There are also six new positions in the Human Services Department among the 12 priority hirings, ranging from a psychiatric nurse to financial assistance specialists to handle the growing caseloads related to the Affordable Care Act.

"We would struggle to provide quality services (without the top 12 additional positions)," Meyer said.

Commissioner Kip Bruender of Eagle Lake wondered if all 19 new positions should be included for now in the budget. Bruender said department heads have striven to limit their requests for new workers for several years, knowing that the board was attempting to restrain increases in the levy.

He also noted that the county was all but forced to previously add five Human Services workers because of decisions made in Washington, D.C. -- the passage of the Affordable Care Act prompted an influx of applications for health care coverage through the county.

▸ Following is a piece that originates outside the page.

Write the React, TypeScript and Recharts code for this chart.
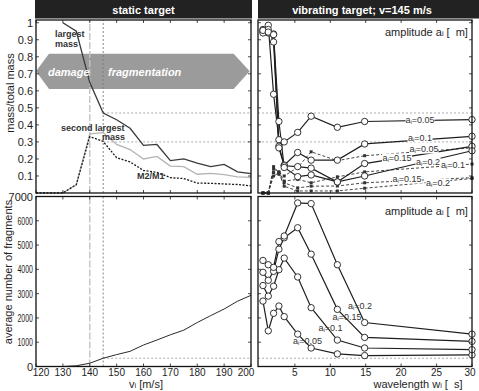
import { LineChart, Line, XAxis, YAxis, ReferenceLine, ReferenceArea } from 'recharts'

const W = 479
const H = 391
const FONT = '"Liberation Sans", Arial, Helvetica, sans-serif'
const INK = '#1e1e1e'

// panel edges in px
const L0 = 36, L1 = 251, R0 = 258, R1 = 472
const T0 = 20, T1 = 193, B0 = 196.5, B1 = 366.5
const AXW = 28 // room given to y axes
const AXH = 16 // room given to x axes

// static target
const velocity = [120, 125, 130, 135, 140, 145, 150, 155, 160, 165, 170, 175, 180, 185, 190, 195, 200]
const largestMass = [null, null, 1.0, 0.95, 0.65, 0.47, 0.43, 0.38, 0.28, 0.285, 0.19, 0.2, 0.175, 0.155, 0.168, 0.124, 0.114]
const secondMass = [null, null, 0, 0.048, 0.347, 0.355, 0.285, 0.255, 0.2, 0.215, 0.158, 0.155, 0.11, 0.115, 0.108, 0.095, 0.092]
const massRatio = [0, 0, 0, 0.05, 0.331, 0.303, 0.207, 0.183, 0.132, 0.122, 0.09, 0.085, 0.058, 0.057, 0.053, 0.05, 0.042]
const fragments = [null, null, 0, 30, 135, 340, 490, 625, 885, 1090, 1306, 1497, 1810, 2095, 2367, 2690, 2930]

const velocityTicks = [120, 130, 140, 150, 160, 170, 180, 190, 200]
const massTicks = [0.1, 0.2, 0.3, 0.4, 0.5, 0.6, 0.7, 0.8, 0.9, 1]
const fragTicks = [0, 1000, 2000, 3000, 4000, 5000, 6000, 7000]

// vibrating target, v = 145 m/s
const wavelength = [0.5, 1.25, 2, 2.75, 3.5, 5.4, 7.3, 11, 14.85, 30]
const massA005 = [0.95, 0.985, 0.58, 0.313, 0.3, 0.356, 0.451, 0.386, 0.42, 0.431]
const massA01 = [0.96, 0.94, 0.934, 0.275, 0.164, 0.238, 0.193, 0.193, 0.288, 0.333]
const massA015 = [0.94, 0.96, 0.887, 0.265, 0.16, 0.155, 0.146, 0.065, 0.173, 0.274]
const massA02 = [0.955, 0.945, 0.93, 0.42, 0.15, 0.096, 0.106, 0.065, 0.1, 0.248]
const ratioA005 = [0, 0, 0.155, 0.12, 0.1, 0.15, 0.242, 0.19, 0.219, 0.265]
const ratioA01 = [0, 0, 0.14, 0.125, 0.07, 0.08, 0.06, 0.095, 0.124, 0.17]
const ratioA015 = [0, 0, 0.12, 0.11, 0.06, 0.03, 0.04, 0.041, 0.06, 0.09]
const ratioA02 = [0, 0, 0.1, 0.118, 0.04, 0.012, 0.012, 0.012, 0.028, 0.085]
const fragA005 = [2694, 1469, 2190, 2490, 2054, 1333, 762, 517, 449, 476]
const fragA01 = [3333, 2898, 3306, 3986, 4463, 3687, 2422, 1088, 762, 694]
const fragA015 = [3878, 3551, 3918, 4830, 5300, 5714, 4626, 2353, 1197, 1034]
const fragA02 = [4367, 4190, 4082, 5143, 5374, 6735, 6707, 4190, 1810, 1333]

const wavelengthTicks = [5, 10, 15, 20, 25, 30]

const staticData = velocity.map((v, i) => ({
  v, largest: largestMass[i], second: secondMass[i], ratio: massRatio[i], frag: fragments[i],
}))
const vibData = wavelength.map((w, i) => ({
  w,
  m005: massA005[i], m01: massA01[i], m015: massA015[i], m02: massA02[i],
  r005: ratioA005[i], r01: ratioA01[i], r015: ratioA015[i], r02: ratioA02[i],
  f005: fragA005[i], f01: fragA01[i], f015: fragA015[i], f02: fragA02[i],
}))

const txt = { fontFamily: FONT, fill: INK }

// inward MATLAB-style ticks on both edges, optional labels
function xTick(top: number, bottom: number, labels: boolean, nudge: Record<number, number> = {}) {
  return (p: any) => (
    <g key={`xt-${p.index}`}>
      <line x1={p.x} x2={p.x} y1={bottom} y2={bottom - 3} stroke={INK} strokeWidth={0.8} />
      <line x1={p.x} x2={p.x} y1={top} y2={top + 3} stroke={INK} strokeWidth={0.8} />
      {labels && (
        <text x={p.x + (nudge[p.payload.value] ?? 0)} y={bottom + 6} textAnchor="middle" dominantBaseline="central" fontSize={10} style={txt}>
          {p.payload.value}
        </text>
      )}
    </g>
  )
}
function yTick(left: number, right: number, labels: boolean, squeeze?: (v: number) => number | undefined) {
  return (p: any) => {
    const len = squeeze ? squeeze(p.payload.value) : undefined
    return (
      <g key={`yt-${p.index}`}>
        <line x1={left} x2={left + 3} y1={p.y} y2={p.y} stroke={INK} strokeWidth={0.8} />
        <line x1={right} x2={right - 3} y1={p.y} y2={p.y} stroke={INK} strokeWidth={0.8} />
        {labels && (
          <text x={left - 3} y={p.y} textAnchor="end" dominantBaseline="central" fontSize={11} style={txt}
            {...(len ? { textLength: len, lengthAdjust: 'spacingAndGlyphs' } : {})}>
            {p.payload.value}
          </text>
        )}
      </g>
    )
  }
}

const OpenCircle = (p: any) =>
  p.cx == null || p.cy == null || p.value == null ? (
    <g key={`c-${p.dataKey}-${p.index}`} />
  ) : (
    <circle key={`c-${p.dataKey}-${p.index}`} cx={p.cx} cy={p.cy} r={3.2} fill="#fff" stroke={INK} strokeWidth={0.9} />
  )
const SmallSquare = (p: any) =>
  p.cx == null || p.cy == null ? (
    <g key={`s-${p.dataKey}-${p.index}`} />
  ) : (
    <rect key={`s-${p.dataKey}-${p.index}`} x={p.cx - 1.5} y={p.cy - 1.5} width={3} height={3} fill="#333" />
  )

const Arrow = (p: any) => {
  const { x, y, width: w, height: h } = p
  const pts = [
    [x, y + h / 2], [x + 13, y], [x + w - 16, y], [x + w, y + h / 2], [x + w - 16, y + h], [x + 13, y + h],
  ].map((q) => q.join(',')).join(' ')
  return <polygon points={pts} fill="#9b9b9b" />
}

const layer = { position: 'absolute' as const, left: 0, top: 0 }
const refDash = { stroke: '#8a8a8a', strokeDasharray: '2 2', strokeWidth: 0.7 }

function Ai({ v }: { v: string }) {
  return (
    <>
      <tspan>a</tspan>
      <tspan fontSize="0.65em" dy={2}>i</tspan>
      <tspan dy={-2}>={v}</tspan>
    </>
  )
}

const topRightLabels = [
  { v: '0.05', x: 420, y: 120, w: 29 },
  { v: '0.1', x: 420, y: 137.5, w: 25 },
  { v: '0.05', x: 424, y: 149, w: 29 },
  { v: '0.15', x: 397, y: 158, w: 30 },
  { v: '0.2', x: 428, y: 161.5, w: 25 },
  { v: '0.1', x: 453, y: 165, w: 25 },
  { v: '0.15', x: 407, y: 179, w: 30 },
  { v: '0.2', x: 438, y: 183, w: 25 },
]
const bottomRightLabels = [
  { v: '0.2', x: 360, y: 305.5 },
  { v: '0.15', x: 347, y: 316.5 },
  { v: '0.1', x: 330.5, y: 328 },
  { v: '0.05', x: 307.5, y: 340.5 },
]

function margins(x0: number, y0: number, x1: number, y1: number) {
  return { top: y0, bottom: H - y1 - AXH, left: x0 - AXW, right: W - x1 }
}

// the reference squeezes the inner fragment labels
const squeezeFrag = (v: number) => (v > 0 && v < 7000 ? 15.5 : undefined)

export default function App() {
  return (
    <div style={{ position: 'absolute', left: 0, top: 0, width: W, height: H, background: '#fff', overflow: 'hidden' }}>
      {/* static target: masses */}
      <div style={layer}>
        <LineChart width={W} height={H} data={staticData} margin={margins(L0, T0, L1, T1)}>
          <XAxis type="number" dataKey="v" domain={[120, 200]} ticks={velocityTicks} interval={0} height={AXH}
            axisLine={false} tickLine={false} tick={xTick(T0, T1, false)} />
          <YAxis type="number" domain={[0, 1.016]} ticks={massTicks} interval={0} width={AXW}
            axisLine={false} tickLine={false} tick={yTick(L0, L1, true)} />
          <ReferenceArea x1={120} x2={199.5} y1={0.611} y2={0.818} shape={Arrow} />
          <ReferenceLine x={140} stroke="#c4c4c4" strokeWidth={1.4} strokeDasharray="7 2" />
          <ReferenceLine x={145} stroke="#7a7a7a" strokeWidth={0.9} strokeDasharray="2 2" />
          <ReferenceLine segment={[{ x: 145, y: 0.47 }, { x: 200, y: 0.47 }]} {...refDash} />
          <ReferenceLine segment={[{ x: 145, y: 0.3 }, { x: 200, y: 0.3 }]} {...refDash} />
          <Line dataKey="second" stroke="#b4b4b4" strokeWidth={1.3} dot={false} isAnimationActive={false} />
          <Line dataKey="ratio" stroke="#1a1a1a" strokeWidth={1.3} strokeDasharray="2 1.5" dot={false} isAnimationActive={false} />
          <Line dataKey="largest" stroke="#3a3a3a" strokeWidth={1.3} dot={false} isAnimationActive={false} />
        </LineChart>
      </div>

      {/* static target: fragments */}
      <div style={layer}>
        <LineChart width={W} height={H} data={staticData} margin={margins(L0, B0, L1, B1)}>
          <XAxis type="number" dataKey="v" domain={[120, 200]} ticks={velocityTicks} interval={0} height={AXH}
            axisLine={false} tickLine={false} tick={xTick(B0, B1, true, { 120: 5, 200: -5 })} />
          <YAxis type="number" domain={[0, 7000]} ticks={fragTicks} interval={0} width={AXW}
            axisLine={false} tickLine={false} tick={yTick(L0, L1, true, squeezeFrag)} />
          <ReferenceLine x={140} stroke="#c4c4c4" strokeWidth={1.4} strokeDasharray="7 2" />
          <ReferenceLine x={145} stroke="#7a7a7a" strokeWidth={0.9} strokeDasharray="2 2" />
          <ReferenceLine segment={[{ x: 145, y: 340 }, { x: 200, y: 340 }]} {...refDash} />
          <Line dataKey="frag" stroke="#2a2a2a" strokeWidth={1} dot={false} isAnimationActive={false} />
        </LineChart>
      </div>

      {/* vibrating target: masses */}
      <div style={layer}>
        <LineChart width={W} height={H} data={vibData} margin={margins(R0, T0, R1, T1)}>
          <XAxis type="number" dataKey="w" domain={[-0.2, 30]} ticks={wavelengthTicks} interval={0} height={AXH}
            axisLine={false} tickLine={false} tick={xTick(T0, T1, false)} />
          <YAxis type="number" domain={[0, 1.016]} ticks={massTicks} interval={0} width={AXW}
            axisLine={false} tickLine={false} tick={yTick(R0, R1, false)} />
          <ReferenceLine y={0.47} {...refDash} />
          <ReferenceLine y={0.3} {...refDash} />
          {['r005', 'r01', 'r015', 'r02'].map((k) => (
            <Line key={k} dataKey={k} stroke="#333" strokeWidth={0.9} strokeDasharray="3 2" dot={SmallSquare} isAnimationActive={false} />
          ))}
          {['m005', 'm01', 'm015', 'm02'].map((k) => (
            <Line key={k} dataKey={k} stroke={INK} strokeWidth={1.2} dot={OpenCircle} isAnimationActive={false} />
          ))}
        </LineChart>
      </div>

      {/* vibrating target: fragments */}
      <div style={layer}>
        <LineChart width={W} height={H} data={vibData} margin={margins(R0, B0, R1, B1)}>
          <XAxis type="number" dataKey="w" domain={[-0.2, 30]} ticks={wavelengthTicks} interval={0} height={AXH}
            axisLine={false} tickLine={false} tick={xTick(B0, B1, true, { 30: -2 })} />
          <YAxis type="number" domain={[0, 7000]} ticks={fragTicks} interval={0} width={AXW}
            axisLine={false} tickLine={false} tick={yTick(R0, R1, false)} />
          <ReferenceLine y={340} {...refDash} />
          {['f005', 'f01', 'f015', 'f02'].map((k) => (
            <Line key={k} dataKey={k} stroke={INK} strokeWidth={1.2} dot={OpenCircle} isAnimationActive={false} />
          ))}
        </LineChart>
      </div>

      {/* frames, headers and annotations */}
      <svg width={W} height={H} style={{ ...layer, pointerEvents: 'none' }}>
        <rect x={35} y={0} width={217} height={18.5} fill="#222" />
        <rect x={258} y={0} width={W - 258} height={18.5} fill="#222" />
        <text x={143.5} y={10} textAnchor="middle" dominantBaseline="central" fontSize={11} fontWeight="bold" fontFamily={FONT} fill="#fff">
          static target
        </text>
        <text x={362} y={10} textAnchor="middle" dominantBaseline="central" fontSize={11} fontWeight="bold" fontFamily={FONT} fill="#fff">
          vibrating target; v=145 m/s
        </text>

        {[[L0, T0, L1, T1], [L0, B0, L1, B1], [R0, T0, R1, T1], [R0, B0, R1, B1]].map(([x0, y0, x1, y1], i) => (
          <rect key={i} x={x0} y={y0} width={x1 - x0} height={y1 - y0} fill="none" stroke="#111" strokeWidth={1.3} />
        ))}

        <text x={48} y={72} dominantBaseline="central" fontSize={11} fontWeight="bold" fontStyle="italic" fontFamily={FONT} fill="#fff">damage</text>
        <text x={108} y={72} dominantBaseline="central" fontSize={11} fontWeight="bold" fontStyle="italic" fontFamily={FONT} fill="#fff">fragmentation</text>

        <g fontSize={9} fontWeight="bold" fontFamily={FONT} fill="#333">
          <text x={55} y={33.5} dominantBaseline="central">largest</text>
          <text x={55} y={44} dominantBaseline="central">mass</text>
          <text x={61} y={127.5} dominantBaseline="central">second largest</text>
          <text x={102} y={137} dominantBaseline="central">mass</text>
          <text x={137} y={175.5} dominantBaseline="central">M2/M1</text>
        </g>

        <text transform="translate(10,93) rotate(-90)" textAnchor="middle" dominantBaseline="central" fontSize={11} fontFamily={FONT} fill={INK}>
          mass/total mass
        </text>
        <text transform="translate(8,272) rotate(-90)" textAnchor="middle" dominantBaseline="central" fontSize={11} fontFamily={FONT} fill={INK}>
          average number of fragments
        </text>

        <text x={146} y={384} textAnchor="middle" dominantBaseline="central" fontSize={11} fontFamily={FONT} fill={INK}>
          <tspan>v</tspan><tspan fontSize="0.65em" dy={2}>i</tspan><tspan dy={-2}> [m/s]</tspan>
        </text>
        <text x={418} y={384} textAnchor="middle" dominantBaseline="central" fontSize={11} fontFamily={FONT} fill={INK}>
          <tspan>wavelength w</tspan><tspan fontSize="0.65em" dy={2}>i</tspan><tspan dy={-2}>{' [\u00a0\u00a0s]'}</tspan>
        </text>

        {[32, 210.5].map((y) => (
          <text key={y} x={385} y={y} dominantBaseline="central" fontSize={11} fontFamily={FONT} fill={INK}>
            <tspan>amplitude a</tspan><tspan fontSize="0.65em" dy={2}>i</tspan><tspan dy={-2}>{' [\u00a0\u00a0m]'}</tspan>
          </text>
        ))}

        {topRightLabels.map((l, i) => (
          <g key={i}>
            <rect x={l.x - l.w / 2} y={l.y - 4.5} width={l.w} height={9} fill="#fff" />
            <text x={l.x} y={l.y} textAnchor="middle" dominantBaseline="central" fontSize={9} fontFamily={FONT} fill="#333">
              <Ai v={l.v} />
            </text>
          </g>
        ))}
        {bottomRightLabels.map((l, i) => (
          <text key={i} x={l.x} y={l.y} textAnchor="middle" dominantBaseline="central" fontSize={9} fontFamily={FONT} fill="#333">
            <Ai v={l.v} />
          </text>
        ))}
      </svg>
    </div>
  )
}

The county now has the equivalent of 414.5 employees, down from a pre-recession peak of 426.

"I'm not excited about 19 positions either," Bruender said. "But we have to provide the services."

Decisions looming

Campbell cautioned that the county is in the midst of a legal battle with its assistant county attorneys over salary levels and could be forced to boost those salary levels if the board, which lost at the District Court level, suffers the same fate before the Minnesota Court of Appeals. A decision by the appellate court is expected in the next two months.

"We still have a pending lawsuit with possibly much higher expenditures ... plus some back pay," Campbell said.

Board Chairman Will Purvis of Vernon Center said there's still a lot of work to do before the preliminary levy is set in September and final numbers are adopted in December. Even if the 19 new county positions are included in the next round of budget talks, they won't necessarily be there at the end.

"As we move forward, we may find some we can eliminate," Purvis said.